The task:
Leave out all pictures. Return exactly the lines from the top of the material through the line containing "y_ticks = [0.05, 0.10, 0.15, 0.20, 0.25, 0.30]".

Rows from a dataset
# # # #
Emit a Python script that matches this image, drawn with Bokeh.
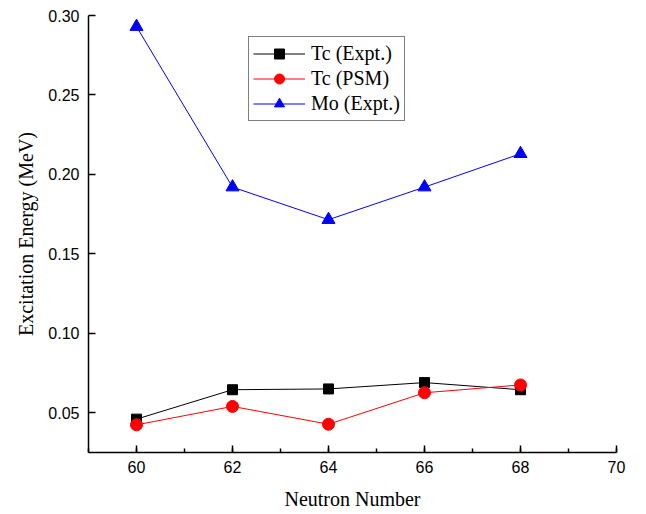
from bokeh.plotting import figure
from bokeh.models import SingleIntervalTicker, FixedTicker, NumeralTickFormatter, Legend, Range1d
from bokeh.embed import file_html
from bokeh.resources import INLINE

neutrons = [60, 62, 64, 66, 68]
tc_expt = [0.046, 0.0645, 0.065, 0.069, 0.0645]
tc_psm = [0.0424, 0.054, 0.0428, 0.0626, 0.0675]
mo_expt = [0.293, 0.192, 0.1715, 0.192, 0.213]
y_ticks = [0.05, 0.10, 0.15, 0.20, 0.25, 0.30]

p = figure(frame_width=528, frame_height=437, output_backend="svg", toolbar_location=None,
           x_range=Range1d(59, 70), y_range=Range1d(0.025, 0.30),
           min_border_left=88, min_border_top=15, min_border_right=20, min_border_bottom=50)
p.outline_line_color = None
p.xgrid.visible = False
p.ygrid.visible = False
p.background_fill_color = "white"

l1 = p.line(neutrons, tc_expt, line_color="black", line_width=1)
s1 = p.scatter(neutrons, tc_expt, marker="square", size=10, fill_color="black", line_color="black")
l2 = p.line(neutrons, tc_psm, line_color="red", line_width=1)
s2 = p.scatter(neutrons, tc_psm, marker="circle", size=12, fill_color="red", line_color="red")
l3 = p.line(neutrons, mo_expt, line_color="blue", line_width=1)
s3 = p.scatter(neutrons, mo_expt, marker="triangle", size=13, fill_color="blue", line_color="blue")

legend = Legend(items=[("Tc (Expt.)", [l1, s1]), ("Tc (PSM)", [l2, s2]), ("Mo (Expt.)", [l3, s3])],
                location=(160, 331))
legend.label_text_font = "Liberation Serif"
legend.label_text_font_size = "20px"
legend.label_text_color = "black"
legend.glyph_width = 52
legend.glyph_height = 25
legend.label_height = 20
legend.spacing = 0
legend.padding = 4
legend.label_standoff = 6
legend.border_line_color = "black"
legend.border_line_width = 1
legend.margin = 0
p.add_layout(legend)

for ax in (p.xaxis[0], p.yaxis[0]):
    ax.axis_line_width = 1.5
    ax.axis_line_color = "black"
    ax.major_tick_line_width = 1.5
    ax.major_tick_line_color = "black"
    ax.minor_tick_line_width = 1.5
    ax.minor_tick_line_color = "black"
    ax.major_tick_in = 7
    ax.major_tick_out = 0
    ax.minor_tick_in = 4
    ax.minor_tick_out = 0
    ax.major_label_text_font = "Liberation Sans"
    ax.major_label_text_font_size = "16px"
    ax.major_label_text_color = "black"
    ax.axis_label_text_font = "Liberation Serif"
    ax.axis_label_text_font_size = "20px"
    ax.axis_label_text_font_style = "normal"
    ax.axis_label_text_color = "black"

p.xaxis.ticker = SingleIntervalTicker(interval=2, num_minor_ticks=2)
p.yaxis.ticker = FixedTicker(ticks=y_ticks)
p.yaxis.formatter = NumeralTickFormatter(format="0.00")
p.xaxis.axis_label = "Neutron Number"
p.yaxis.axis_label = "Excitation Energy (MeV)"
p.xaxis.major_label_standoff = 8
p.yaxis.major_label_standoff = 9
p.xaxis.axis_label_standoff = 12
p.yaxis.axis_label_standoff = 8

open("out.html", "w").write(file_html(p, INLINE))
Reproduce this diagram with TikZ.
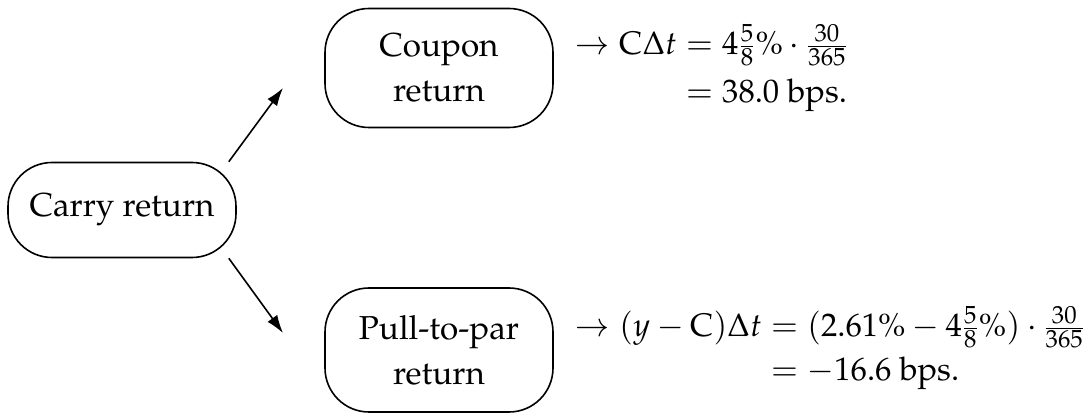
\documentclass[tikz,border=0pt]{standalone}
\usepackage[T1]{fontenc}
\usepackage{amsmath}
\usepackage{mathpazo}
\usetikzlibrary{arrows.meta}

\tikzset{
  retbox/.style={draw, line width=0.8pt, rounded corners=22pt, align=center,
    minimum width=114pt, font=\fontsize{16.6}{22.5}\selectfont},
  arr/.style={-{Latex[length=9pt,width=6pt]}, line width=0.8pt},
  eqn/.style={anchor=west, inner sep=0pt, font=\fontsize{16.3}{21}\selectfont}
}

\begin{document}
\begin{tikzpicture}[x=0.5pt, y=-0.5pt]
            \useasboundingbox (0,0) rectangle (1089,416);

            \node[retbox, minimum height=47.5pt] (carry) at (122,210) {Carry return};
            \node[retbox, minimum height=59.5pt] (coupon) at (439,68) {Coupon\\return};
            \node[retbox, minimum height=62pt] (pull) at (439,350) {Pull-to-par\\return};

            \coordinate (tipU) at (283,88);
            \coordinate (tipD) at (283,333);
            \draw[arr] (carry.north east) ++(-4pt,0) -- (tipU);
            \draw[arr] (carry.south east) ++(-4pt,0) -- (tipD);

            \node[eqn] (cpneq) at (575,70) {\setlength{\jot}{3pt}$\begin{aligned}
                \to \mathrm{C}\Delta t &= 4\tfrac{5}{8}\% \cdot \tfrac{30}{365}\\
                &= 38.0\text{ bps.}
              \end{aligned}$};
            \node[eqn] (pulleq) at (575,350) {\setlength{\jot}{1pt}$\begin{aligned}
                \to (y-\mathrm{C})\Delta t &= (2.61\% - 4\tfrac{5}{8}\%) \cdot \tfrac{30}{365}\\
                &= -16.6\text{ bps.}
              \end{aligned}$};
        \end{tikzpicture}
\end{document}
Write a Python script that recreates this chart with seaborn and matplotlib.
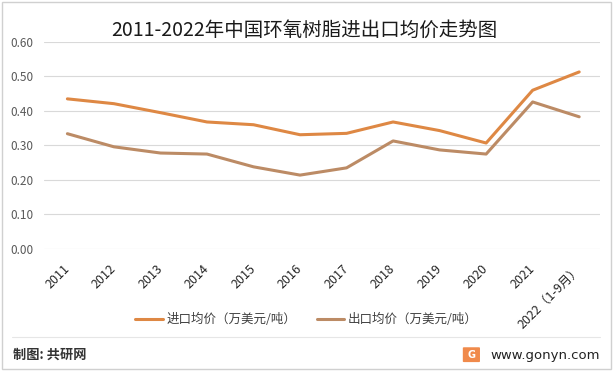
import matplotlib
matplotlib.use("Agg")
import matplotlib.pyplot as plt
import seaborn as sns
import pandas as pd
from matplotlib.patches import Rectangle, FancyBboxPatch
from matplotlib.lines import Line2D

# data
years = ["2011", "2012", "2013", "2014", "2015", "2016", "2017", "2018",
         "2019", "2020", "2021", "2022（1-9月）"]
import_price = [0.435, 0.421, 0.395, 0.368, 0.360, 0.331, 0.335, 0.368,
                0.343, 0.307, 0.460, 0.513]
export_price = [0.334, 0.296, 0.278, 0.275, 0.238, 0.214, 0.235, 0.313,
                0.287, 0.275, 0.426, 0.383]
series_names = ["进口均价（万美元/吨）", "出口均价（万美元/吨）"]
colors = ["#DE8844", "#BC8B65"]

df = pd.DataFrame({"year": years * 2,
                   "price": import_price + export_price,
                   "series": [series_names[0]] * len(years) + [series_names[1]] * len(years)})
df["x"] = list(range(len(years))) * 2

sns.set_theme(style="white")
plt.rcParams["font.family"] = ["Noto Sans CJK SC", "DejaVu Sans"]

fig = plt.figure(figsize=(6.13, 3.71), dpi=100)
ax = fig.add_axes([0.072, 0.329, 0.907, 0.558])

sns.lineplot(data=df, x="x", y="price", hue="series", palette=colors,
             linewidth=2.2, ax=ax, legend=False)

ax.set_ylim(0, 0.6)
ax.set_xlim(-0.5, 11.45)
ax.set_yticks([0, 0.1, 0.2, 0.3, 0.4, 0.5, 0.6])
ax.set_yticklabels([f"{v:.2f}" for v in ax.get_yticks()], fontsize=8.5, color="#595959")
ax.set_xticks(range(len(years)))
ax.set_xticklabels(years, rotation=45, ha="right", va="center", rotation_mode="anchor",
                   fontsize=9, color="#262626")
ax.tick_params(axis="x", pad=13, length=0)
ax.tick_params(axis="y", pad=8, length=0)
ax.grid(axis="y", color="#D9D9D9", linewidth=0.8)
ax.grid(axis="x", visible=False)
ax.set_xlabel("")
ax.set_ylabel("")
for s in ax.spines.values():
    s.set_visible(False)
ax.set_axisbelow(True)

fig.text(0.497, 0.918, "2011-2022年中国环氧树脂进出口均价走势图", ha="center", va="center",
         fontsize=14, color="#1a1a1a")

handles = [Line2D([], [], color=c, linewidth=2.2) for c in colors]
fig.legend(handles, series_names, loc="center", bbox_to_anchor=(0.5, 0.138),
           ncol=2, frameon=False, fontsize=9, handlelength=2.2, columnspacing=1.6,
           handletextpad=0.3, labelcolor="#404040")

# footer
fig.add_artist(Line2D([0.02, 0.978], [0.092, 0.092], color="#E6E6E6", linewidth=0.8))
fig.text(0.022, 0.043, "制图: 共研网", ha="left", va="center", fontsize=9.5,
         fontweight="bold", color="#333333")
fig.text(0.978, 0.043, "www.gonyn.com", ha="right", va="center", fontsize=9.5,
         color="#222222", family=["DejaVu Sans"])
fig.add_artist(FancyBboxPatch((0.757, 0.026), 0.024, 0.036, boxstyle="round,pad=0.002",
                              facecolor="#F08A4B", edgecolor="none", transform=fig.transFigure))
fig.text(0.769, 0.044, "G", ha="center", va="center", fontsize=7, color="white",
         fontweight="bold", family=["DejaVu Sans"])

# outer border
fig.add_artist(Rectangle((0.004, 0.006), 0.992, 0.988, fill=False, edgecolor="#D0D0D0",
                         linewidth=1.0, transform=fig.transFigure))

fig.savefig("out.png", dpi=100)
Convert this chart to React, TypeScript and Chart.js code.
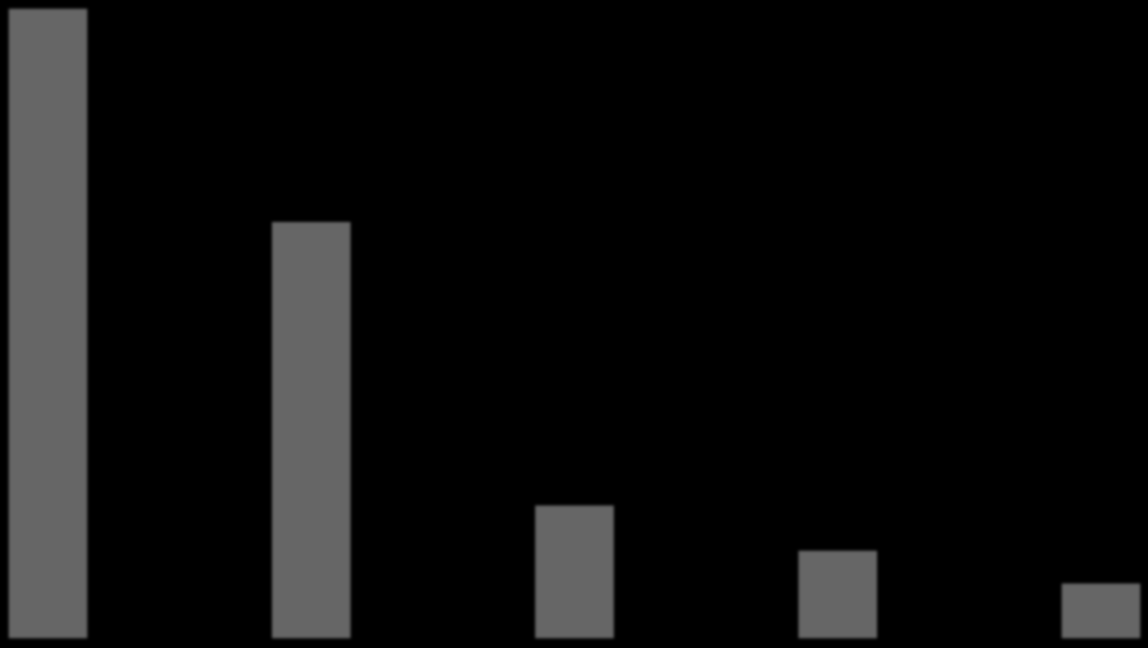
import { useEffect, useRef } from 'react'
import { Chart, registerables } from 'chart.js'

Chart.register(...registerables)

// five categories, no visible labels in the picture
const categories = ['A', 'B', 'C', 'D', 'E']
const values = [100, 66.1, 21, 13.8, 8.6]
const yMax = 100

export default function App() {
  const canvasRef = useRef<HTMLCanvasElement>(null)
  const chartRef = useRef<Chart | null>(null)

  useEffect(() => {
    document.body.style.margin = '0'
    document.body.style.background = '#000'
    if (!canvasRef.current) return
    if (chartRef.current) chartRef.current.destroy()

    chartRef.current = new Chart(canvasRef.current, {
      type: 'bar',
      data: {
        labels: categories,
        datasets: [
          {
            data: values,
            backgroundColor: '#666666',
            borderWidth: 0,
            barThickness: 78,
            clip: false,
          },
        ],
      },
      options: {
        responsive: true,
        maintainAspectRatio: false,
        animation: false,
        layout: { padding: { top: 9, bottom: 10, left: 48, right: 47 } },
        plugins: {
          legend: { display: false },
          tooltip: { enabled: false },
        },
        scales: {
          x: { display: false, offset: false },
          y: { display: false, min: 0, max: yMax },
        },
      },
    })

    return () => { chartRef.current?.destroy() }
  }, [])

  return (
    <div style={{ position: 'fixed', left: 0, top: 0, width: 1148, height: 648, background: '#000' }}>
      <canvas ref={canvasRef} style={{ filter: 'blur(1.5px)' }} />
    </div>
  )
}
# # # #
Final result:
Emit a Python script that matches this image, drawn with Bokeh.
from bokeh.plotting import figure
from bokeh.models import SingleIntervalTicker, FixedTicker, NumeralTickFormatter, Legend, Range1d
from bokeh.embed import file_html
from bokeh.resources import INLINE

neutrons = [60, 62, 64, 66, 68]
tc_expt = [0.046, 0.0645, 0.065, 0.069, 0.0645]
tc_psm = [0.0424, 0.054, 0.0428, 0.0626, 0.0675]
mo_expt = [0.293, 0.192, 0.1715, 0.192, 0.213]
y_ticks = [0.05, 0.10, 0.15, 0.20, 0.25, 0.30]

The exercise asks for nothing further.